• [REQUIRED WORK]:
Nothing but the lines from the top of the data to the line holding "Chart.register(...registerables)" should be printed, word for word and both ends included; leave the pictures out.

::::::

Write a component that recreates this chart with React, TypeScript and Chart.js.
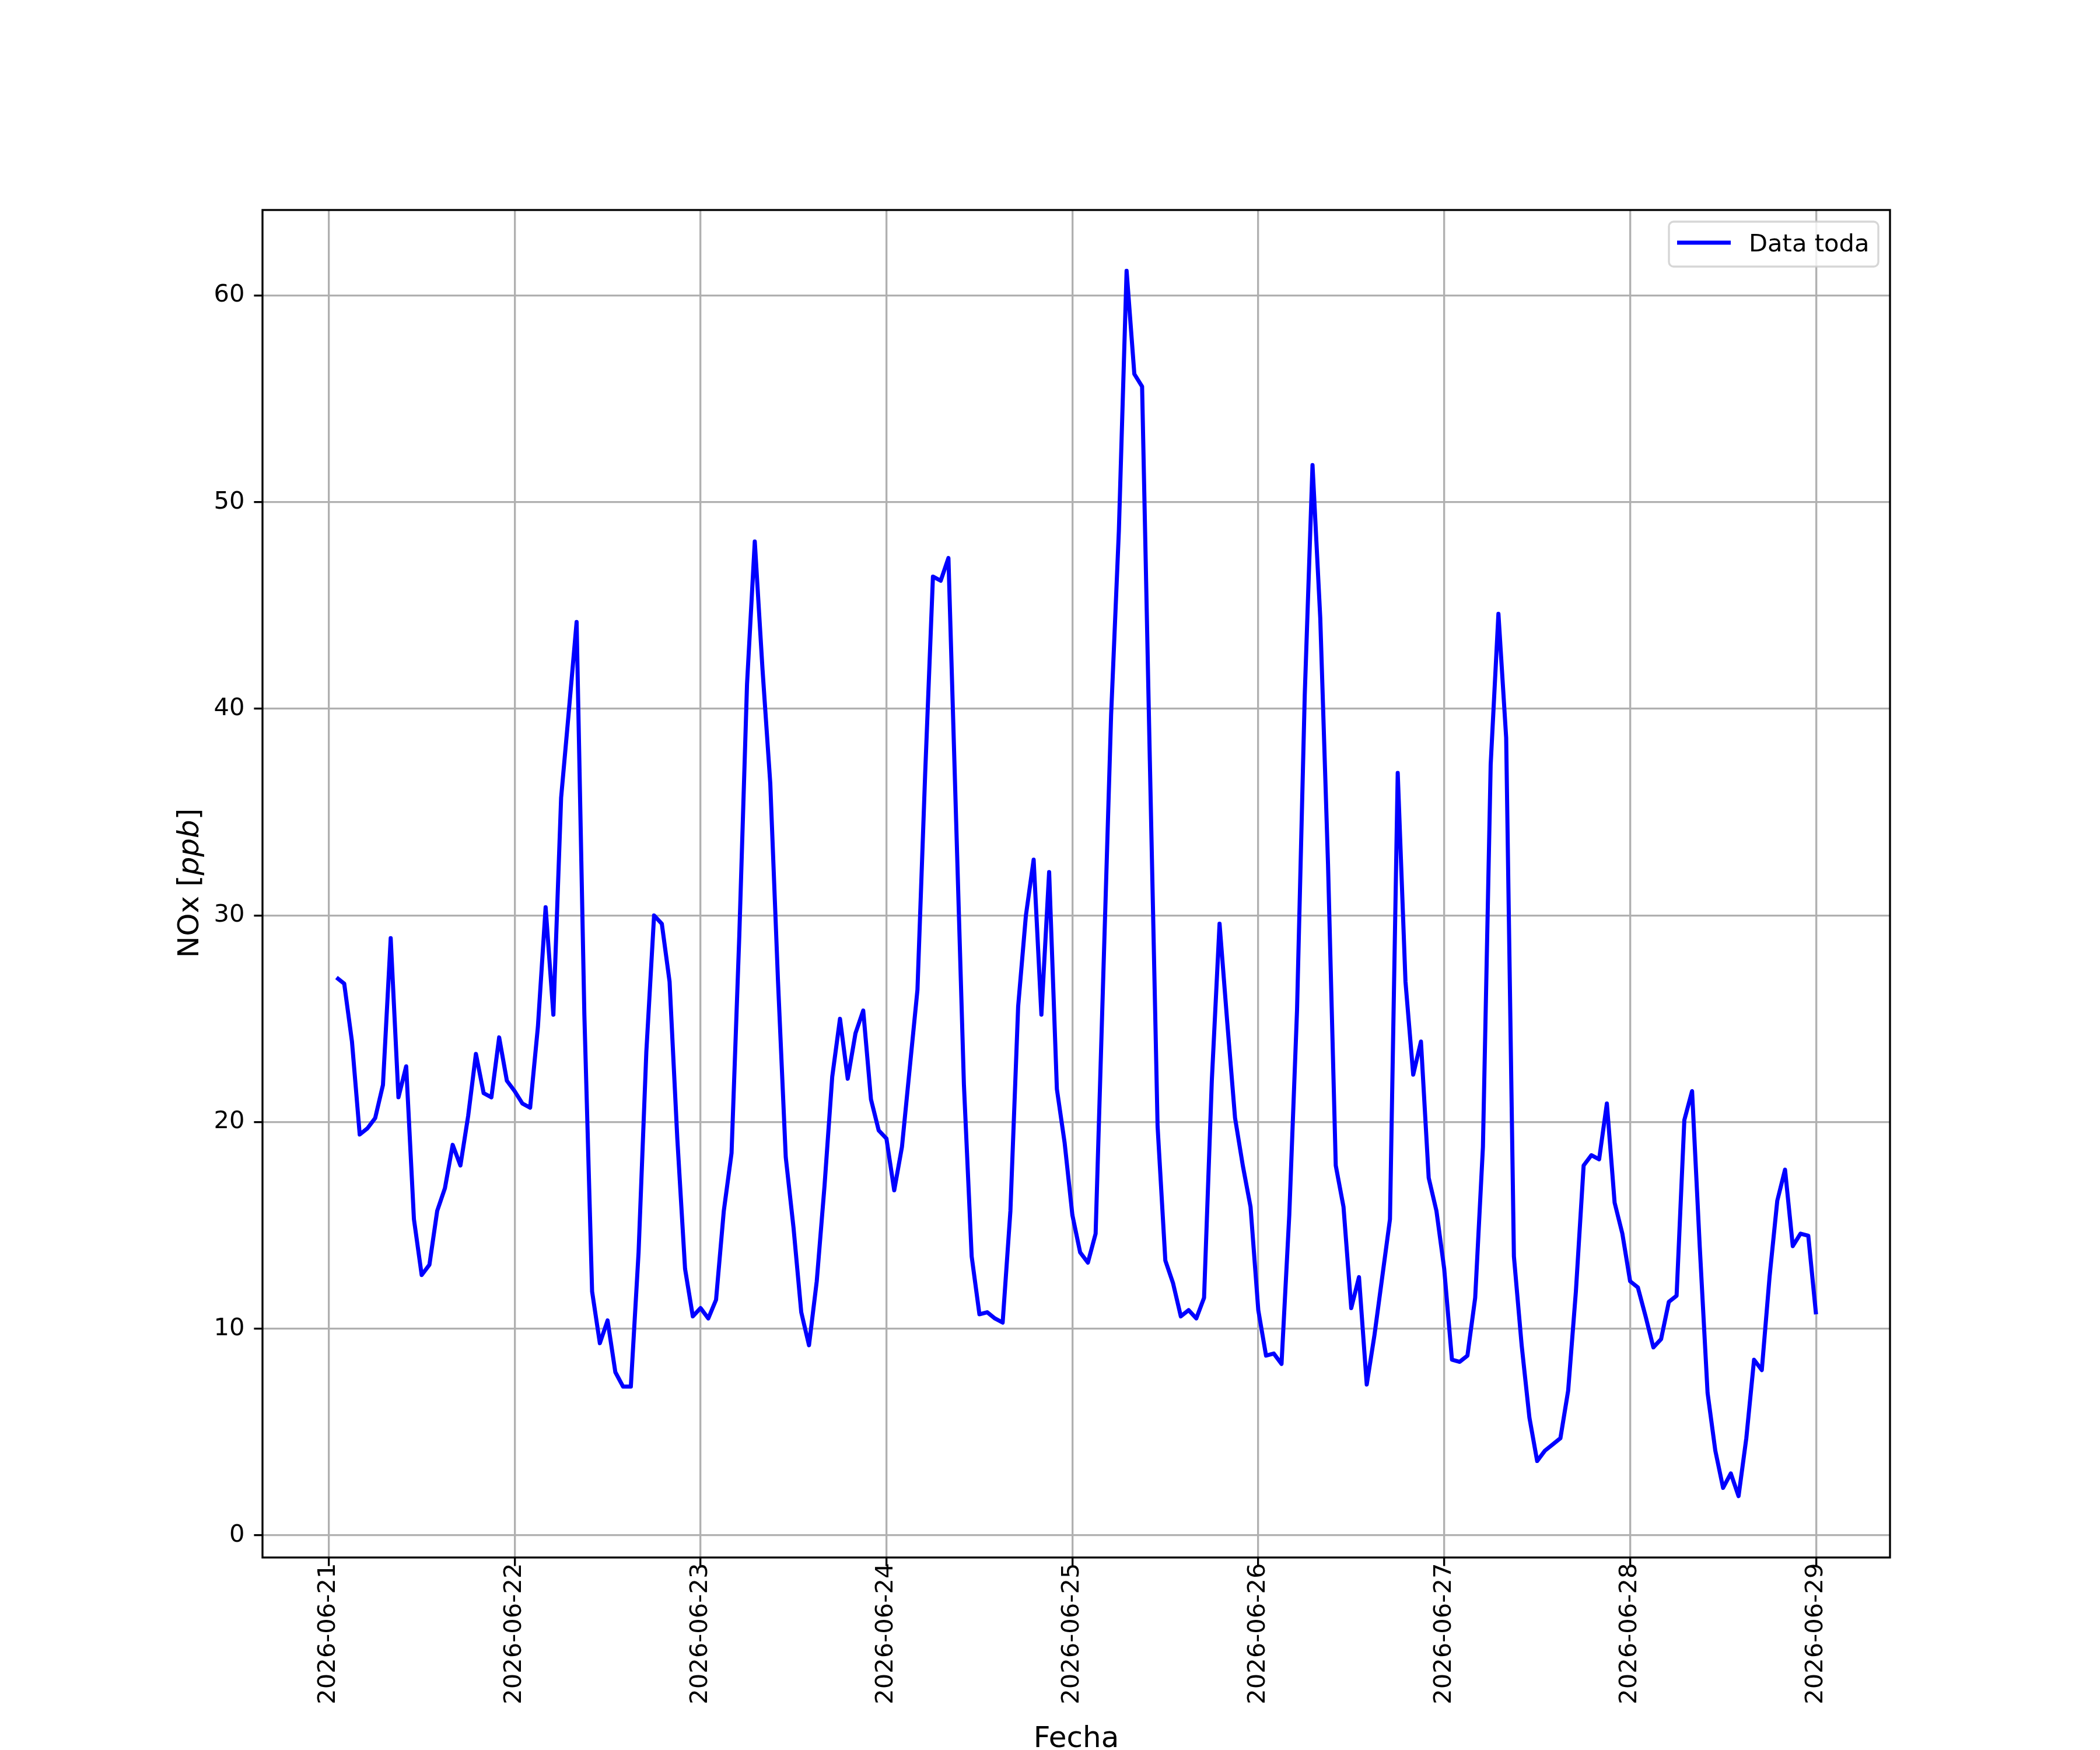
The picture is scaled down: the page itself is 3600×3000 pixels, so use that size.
import { useEffect, useRef } from 'react'
import { Chart, registerables } from 'chart.js'

Chart.register(...registerables)

// hourly NOx readings, one array per day (01:00 .. 24:00)
const nox21 = [27.0, 26.7, 23.9, 19.4, 19.7, 20.2, 21.8, 28.9, 21.2, 22.7, 15.3, 12.6, 13.1, 15.7, 16.8, 18.9, 17.9, 20.3, 23.3, 21.4, 21.2, 24.1, 22.0, 21.5]
const nox22 = [20.9, 20.7, 24.6, 30.4, 25.2, 35.7, 39.9, 44.2, 25.2, 11.8, 9.3, 10.4, 7.9, 7.2, 7.2, 13.7, 23.4, 30.0, 29.6, 26.8, 19.2, 12.9, 10.6, 11.0]
const nox23 = [10.5, 11.4, 15.7, 18.5, 29.0, 41.2, 48.1, 41.9, 36.4, 26.8, 18.3, 14.9, 10.8, 9.2, 12.3, 16.9, 22.2, 25.0, 22.1, 24.3, 25.4, 21.1, 19.6, 19.2]
const nox24 = [16.7, 18.8, 22.6, 26.4, 36.9, 46.4, 46.2, 47.3, 34.5, 21.8, 13.5, 10.7, 10.8, 10.5, 10.3, 15.7, 25.6, 30.0, 32.7, 25.2, 32.1, 21.6, 19.0, 15.5]
const nox25 = [13.7, 13.2, 14.6, 27.2, 39.7, 48.6, 61.2, 56.2, 55.6, 37.5, 19.8, 13.3, 12.2, 10.6, 10.9, 10.5, 11.5, 22.0, 29.6, 24.8, 20.2, 17.9, 15.9, 10.9]
const nox26 = [8.7, 8.8, 8.3, 15.5, 25.4, 40.7, 51.8, 44.4, 32.5, 17.9, 15.9, 11.0, 12.5, 7.3, 9.7, 12.5, 15.3, 36.9, 26.8, 22.3, 23.9, 17.3, 15.7, 12.9]
const nox27 = [8.5, 8.4, 8.7, 11.5, 18.8, 37.3, 44.6, 38.6, 13.5, 9.2, 5.7, 3.6, 4.1, 4.4, 4.7, 7.0, 11.8, 17.9, 18.4, 18.2, 20.9, 16.1, 14.6, 12.3]
const nox28 = [12.0, 10.6, 9.1, 9.5, 11.3, 11.6, 20.1, 21.5, 13.9, 6.9, 4.1, 2.3, 3.0, 1.9, 4.7, 8.5, 8.0, 12.5, 16.2, 17.7, 14.0, 14.6, 14.5, 10.7]

const dateLabels = ['2026-06-21', '2026-06-22', '2026-06-23', '2026-06-24', '2026-06-25', '2026-06-26', '2026-06-27', '2026-06-28', '2026-06-29']
const dayTicks = [0, 24, 48, 72, 96, 120, 144, 168, 192]
const yTicks = [0, 10, 20, 30, 40, 50, 60]
const seriesName = 'Data toda'

const FONT = 'DejaVu Sans'
const FS = 41.67 // 10pt @ 300dpi
const FS_LABEL = 50 // 12pt

const allNox = [...nox21, ...nox22, ...nox23, ...nox24, ...nox25, ...nox26, ...nox27, ...nox28]
// x = hours since 2026-06-21 00:00, first reading at 01:00
const points = allNox.map((v, i) => ({ x: i + 1, y: v }))

const decorations = {
  id: 'mplDecorations',
  afterDraw(chart: Chart) {
    const ctx = chart.ctx
    const a = chart.chartArea

    // frame (all four spines)
    ctx.save()
    ctx.strokeStyle = '#000'
    ctx.lineWidth = 3.33
    ctx.strokeRect(a.left, a.top, a.right - a.left, a.bottom - a.top)
    ctx.restore()

    // legend box
    ctx.save()
    ctx.beginPath()
    ctx.roundRect(2861, 380, 359, 77, 8)
    ctx.fillStyle = 'rgba(255,255,255,0.8)'
    ctx.fill()
    ctx.strokeStyle = 'rgba(204,204,204,0.8)'
    ctx.lineWidth = 3.33
    ctx.stroke()
    ctx.beginPath()
    ctx.moveTo(2875, 416)
    ctx.lineTo(2967, 416)
    ctx.strokeStyle = '#0000ff'
    ctx.lineWidth = 7
    ctx.stroke()
    ctx.fillStyle = '#000'
    ctx.font = `${FS}px "${FONT}"`
    ctx.textAlign = 'left'
    ctx.textBaseline = 'alphabetic'
    ctx.fillText(seriesName, 2998, 431)
    ctx.restore()

    // x title
    ctx.save()
    ctx.fillStyle = '#000'
    ctx.font = `${FS_LABEL}px "${FONT}"`
    ctx.textAlign = 'center'
    ctx.textBaseline = 'alphabetic'
    ctx.fillText('Fecha', (a.left + a.right) / 2, 2995)
    ctx.restore()

    // y title: NOx [$ppb$]
    ctx.save()
    ctx.fillStyle = '#000'
    ctx.translate(340, 1514)
    ctx.rotate(-Math.PI / 2)
    ctx.textAlign = 'left'
    ctx.textBaseline = 'alphabetic'
    const parts: [string, string][] = [
      ['NOx [', `${FS_LABEL}px "${FONT}"`],
      ['ppb', `italic ${FS_LABEL}px "${FONT}"`],
      [']', `${FS_LABEL}px "${FONT}"`],
    ]
    let total = 0
    for (const [t, f] of parts) {
      ctx.font = f
      total += ctx.measureText(t).width
    }
    let x = -total / 2
    for (const [t, f] of parts) {
      ctx.font = f
      ctx.fillText(t, x, 0)
      x += ctx.measureText(t).width
    }
    ctx.restore()
  },
}

const NoxChart = () => {
  const canvasRef = useRef<HTMLCanvasElement | null>(null)
  const chartRef = useRef<Chart | null>(null)

  useEffect(() => {
    const ctx = canvasRef.current?.getContext('2d')
    if (!ctx) return

    chartRef.current = new Chart(ctx, {
      type: 'line',
      data: {
        datasets: [
          {
            label: seriesName,
            data: points,
            borderColor: '#0000ff',
            borderWidth: 7,
            pointRadius: 0,
            tension: 0,
            borderJoinStyle: 'round',
            fill: false,
          },
        ],
      },
      options: {
        animation: false,
        responsive: false,
        devicePixelRatio: 1,
        parsing: false,
        layout: { padding: { left: 0, top: 360, right: 360, bottom: 0 } },
        plugins: {
          legend: { display: false },
          tooltip: { enabled: false },
          title: { display: false },
        },
        scales: {
          x: {
            type: 'linear',
            min: -8.55,
            max: 201.55,
            afterBuildTicks: (s: any) => {
              s.ticks = dayTicks.map((v) => ({ value: v }))
            },
            afterFit: (s: any) => {
              s.height = 330
            },
            ticks: {
              autoSkip: false,
              minRotation: 90,
              maxRotation: 90,
              padding: -5,
              color: '#000',
              font: { family: FONT, size: FS },
              callback: (v: any) => dateLabels[dayTicks.indexOf(Number(v))] ?? '',
            },
            grid: {
              color: '#b0b0b0',
              lineWidth: 3.33,
              tickColor: '#000',
              tickWidth: 3.33,
              tickLength: 14.6,
            },
            border: { display: false },
          },
          y: {
            type: 'linear',
            min: -1.07,
            max: 64.14,
            afterBuildTicks: (s: any) => {
              s.ticks = yTicks.map((v) => ({ value: v }))
            },
            afterFit: (s: any) => {
              s.width = 450
            },
            ticks: {
              padding: 16,
              color: '#000',
              font: { family: FONT, size: FS },
              callback: (v: any) => String(v),
            },
            grid: {
              color: '#b0b0b0',
              lineWidth: 3.33,
              tickColor: '#000',
              tickWidth: 3.33,
              tickLength: 14.6,
            },
            border: { display: false },
          },
        },
      },
      plugins: [decorations],
    })

    return () => chartRef.current?.destroy()
  }, [])

  return (
    <div style={{ position: 'absolute', left: 0, top: 0, width: 3600, height: 3000, background: '#fff' }}>
      <canvas ref={canvasRef} width={3600} height={3000} style={{ width: 3600, height: 3000, display: 'block' }} />
    </div>
  )
}

export default function App() {
  return <NoxChart />
}
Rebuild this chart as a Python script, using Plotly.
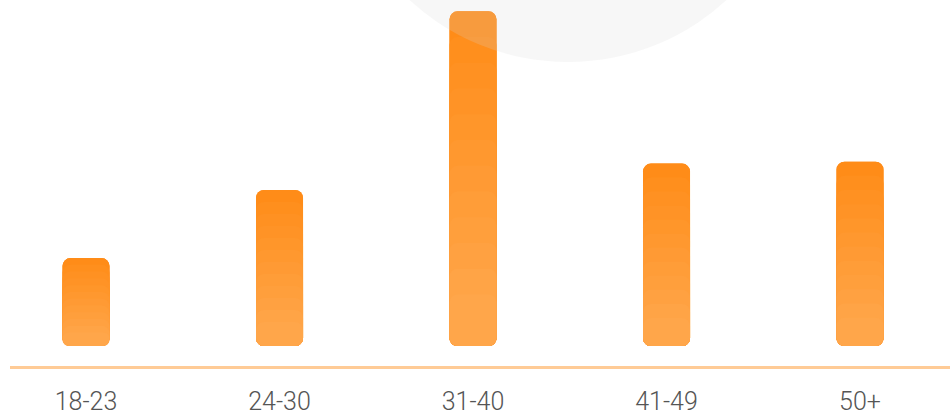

::::::

• [ANSWER TO THIS TASK]:
Write a component that recreates this chart with React, TypeScript and Chart.js.
The picture is scaled down: the page itself is 3600×3000 pixels, so use that size.
import { useEffect, useRef } from 'react'
import { Chart, registerables } from 'chart.js'

Chart.register(...registerables)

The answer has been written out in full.